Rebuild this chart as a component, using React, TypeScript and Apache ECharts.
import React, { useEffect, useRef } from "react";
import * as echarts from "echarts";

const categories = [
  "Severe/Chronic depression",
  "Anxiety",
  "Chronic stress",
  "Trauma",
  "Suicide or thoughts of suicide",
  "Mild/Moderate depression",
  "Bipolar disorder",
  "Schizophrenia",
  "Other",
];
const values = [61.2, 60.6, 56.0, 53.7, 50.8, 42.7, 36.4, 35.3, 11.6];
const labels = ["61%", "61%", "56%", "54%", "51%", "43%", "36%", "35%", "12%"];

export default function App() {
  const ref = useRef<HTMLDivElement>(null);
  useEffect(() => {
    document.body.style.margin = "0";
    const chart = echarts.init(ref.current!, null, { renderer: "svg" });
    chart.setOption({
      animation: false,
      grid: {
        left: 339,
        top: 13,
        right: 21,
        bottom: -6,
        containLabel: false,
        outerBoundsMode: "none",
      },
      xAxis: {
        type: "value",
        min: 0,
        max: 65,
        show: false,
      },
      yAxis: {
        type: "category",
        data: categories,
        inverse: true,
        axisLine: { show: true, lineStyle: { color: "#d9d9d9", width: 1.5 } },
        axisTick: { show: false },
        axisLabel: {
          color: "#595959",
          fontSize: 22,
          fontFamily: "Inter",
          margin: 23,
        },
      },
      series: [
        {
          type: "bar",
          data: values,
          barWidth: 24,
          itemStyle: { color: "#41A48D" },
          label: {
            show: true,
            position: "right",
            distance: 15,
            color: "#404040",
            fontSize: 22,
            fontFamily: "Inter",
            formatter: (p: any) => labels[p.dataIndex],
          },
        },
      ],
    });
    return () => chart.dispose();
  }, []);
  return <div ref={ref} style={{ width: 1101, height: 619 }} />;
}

++++++++++

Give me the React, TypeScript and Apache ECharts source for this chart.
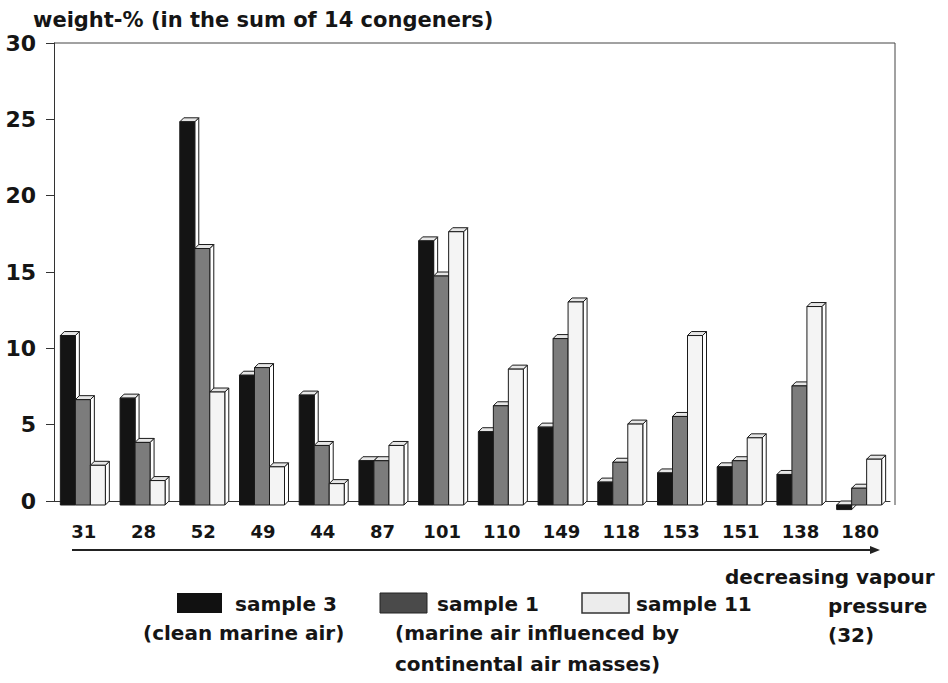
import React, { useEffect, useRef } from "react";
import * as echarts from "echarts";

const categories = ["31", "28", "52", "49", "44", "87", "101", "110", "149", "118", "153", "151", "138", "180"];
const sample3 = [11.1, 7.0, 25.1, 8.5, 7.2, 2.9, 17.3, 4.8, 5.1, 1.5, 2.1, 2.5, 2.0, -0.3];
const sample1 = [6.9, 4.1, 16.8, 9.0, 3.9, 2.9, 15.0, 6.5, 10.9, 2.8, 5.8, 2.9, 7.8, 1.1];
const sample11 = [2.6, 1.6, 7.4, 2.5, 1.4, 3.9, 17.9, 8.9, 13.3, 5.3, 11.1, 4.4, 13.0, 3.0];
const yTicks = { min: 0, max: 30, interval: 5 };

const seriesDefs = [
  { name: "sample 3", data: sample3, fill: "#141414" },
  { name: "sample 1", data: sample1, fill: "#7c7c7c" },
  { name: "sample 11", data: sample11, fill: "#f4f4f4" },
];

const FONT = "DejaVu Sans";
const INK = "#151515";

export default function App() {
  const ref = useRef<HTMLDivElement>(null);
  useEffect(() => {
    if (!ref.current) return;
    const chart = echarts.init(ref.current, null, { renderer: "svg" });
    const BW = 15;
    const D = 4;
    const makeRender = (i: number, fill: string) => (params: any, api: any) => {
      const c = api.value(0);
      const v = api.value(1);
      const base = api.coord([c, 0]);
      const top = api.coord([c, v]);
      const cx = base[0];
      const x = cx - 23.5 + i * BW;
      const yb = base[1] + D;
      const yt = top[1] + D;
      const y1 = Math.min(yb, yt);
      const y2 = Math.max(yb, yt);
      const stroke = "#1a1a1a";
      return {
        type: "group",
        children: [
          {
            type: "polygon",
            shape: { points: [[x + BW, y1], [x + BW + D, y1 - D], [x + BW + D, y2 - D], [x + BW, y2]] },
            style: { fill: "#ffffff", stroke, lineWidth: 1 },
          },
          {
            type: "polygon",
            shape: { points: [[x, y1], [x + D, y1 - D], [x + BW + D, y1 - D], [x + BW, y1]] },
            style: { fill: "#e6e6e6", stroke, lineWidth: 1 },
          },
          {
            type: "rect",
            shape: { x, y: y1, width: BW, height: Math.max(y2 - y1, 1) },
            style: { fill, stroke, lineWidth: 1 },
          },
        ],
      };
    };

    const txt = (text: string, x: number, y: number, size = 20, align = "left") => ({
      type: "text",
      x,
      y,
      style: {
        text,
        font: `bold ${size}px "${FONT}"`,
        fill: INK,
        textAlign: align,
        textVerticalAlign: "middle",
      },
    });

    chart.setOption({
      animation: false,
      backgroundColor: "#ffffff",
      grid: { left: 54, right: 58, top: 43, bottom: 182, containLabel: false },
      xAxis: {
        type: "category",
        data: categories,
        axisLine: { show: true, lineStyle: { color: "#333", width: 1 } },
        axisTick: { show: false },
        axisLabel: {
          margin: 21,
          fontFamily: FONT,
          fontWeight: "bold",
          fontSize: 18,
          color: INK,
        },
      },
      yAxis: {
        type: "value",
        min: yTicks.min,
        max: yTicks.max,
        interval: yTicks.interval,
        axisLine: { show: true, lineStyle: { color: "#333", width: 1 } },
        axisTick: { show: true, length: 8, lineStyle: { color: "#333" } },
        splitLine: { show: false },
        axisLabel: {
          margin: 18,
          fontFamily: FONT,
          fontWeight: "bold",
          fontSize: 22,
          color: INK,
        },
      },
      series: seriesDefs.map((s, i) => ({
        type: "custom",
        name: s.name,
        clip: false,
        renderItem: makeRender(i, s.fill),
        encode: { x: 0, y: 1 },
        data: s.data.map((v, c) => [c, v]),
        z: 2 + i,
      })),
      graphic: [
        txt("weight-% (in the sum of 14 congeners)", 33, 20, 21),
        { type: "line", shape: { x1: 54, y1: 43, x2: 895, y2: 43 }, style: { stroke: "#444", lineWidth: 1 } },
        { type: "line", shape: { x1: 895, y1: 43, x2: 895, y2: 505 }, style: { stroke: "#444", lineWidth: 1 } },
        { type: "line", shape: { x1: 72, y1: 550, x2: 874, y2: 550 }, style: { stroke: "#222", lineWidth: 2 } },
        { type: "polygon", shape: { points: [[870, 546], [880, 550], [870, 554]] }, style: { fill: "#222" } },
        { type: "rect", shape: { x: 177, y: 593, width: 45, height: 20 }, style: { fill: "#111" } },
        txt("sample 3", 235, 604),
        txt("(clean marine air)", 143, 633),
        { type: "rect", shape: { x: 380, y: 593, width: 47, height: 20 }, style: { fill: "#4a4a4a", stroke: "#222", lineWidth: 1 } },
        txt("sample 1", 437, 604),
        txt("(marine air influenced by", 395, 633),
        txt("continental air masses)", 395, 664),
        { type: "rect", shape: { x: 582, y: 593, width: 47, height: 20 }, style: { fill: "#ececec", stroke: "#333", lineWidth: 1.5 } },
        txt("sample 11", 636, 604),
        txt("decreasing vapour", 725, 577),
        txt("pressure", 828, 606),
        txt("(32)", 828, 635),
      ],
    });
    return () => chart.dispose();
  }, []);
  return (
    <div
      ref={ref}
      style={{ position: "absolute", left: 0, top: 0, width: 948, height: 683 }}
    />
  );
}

++++++++++

Above are some records. Output exactly the lines from the one that contains "Give me the" to the one that contains "30, interval: 5", keeping both, and omit the pictures.

→ Solved exercise
Give me the React, TypeScript and Apache ECharts source for this chart.
import React, { useEffect, useRef } from "react";
import * as echarts from "echarts";

const categories = ["31", "28", "52", "49", "44", "87", "101", "110", "149", "118", "153", "151", "138", "180"];
const sample3 = [11.1, 7.0, 25.1, 8.5, 7.2, 2.9, 17.3, 4.8, 5.1, 1.5, 2.1, 2.5, 2.0, -0.3];
const sample1 = [6.9, 4.1, 16.8, 9.0, 3.9, 2.9, 15.0, 6.5, 10.9, 2.8, 5.8, 2.9, 7.8, 1.1];
const sample11 = [2.6, 1.6, 7.4, 2.5, 1.4, 3.9, 17.9, 8.9, 13.3, 5.3, 11.1, 4.4, 13.0, 3.0];
const yTicks = { min: 0, max: 30, interval: 5 };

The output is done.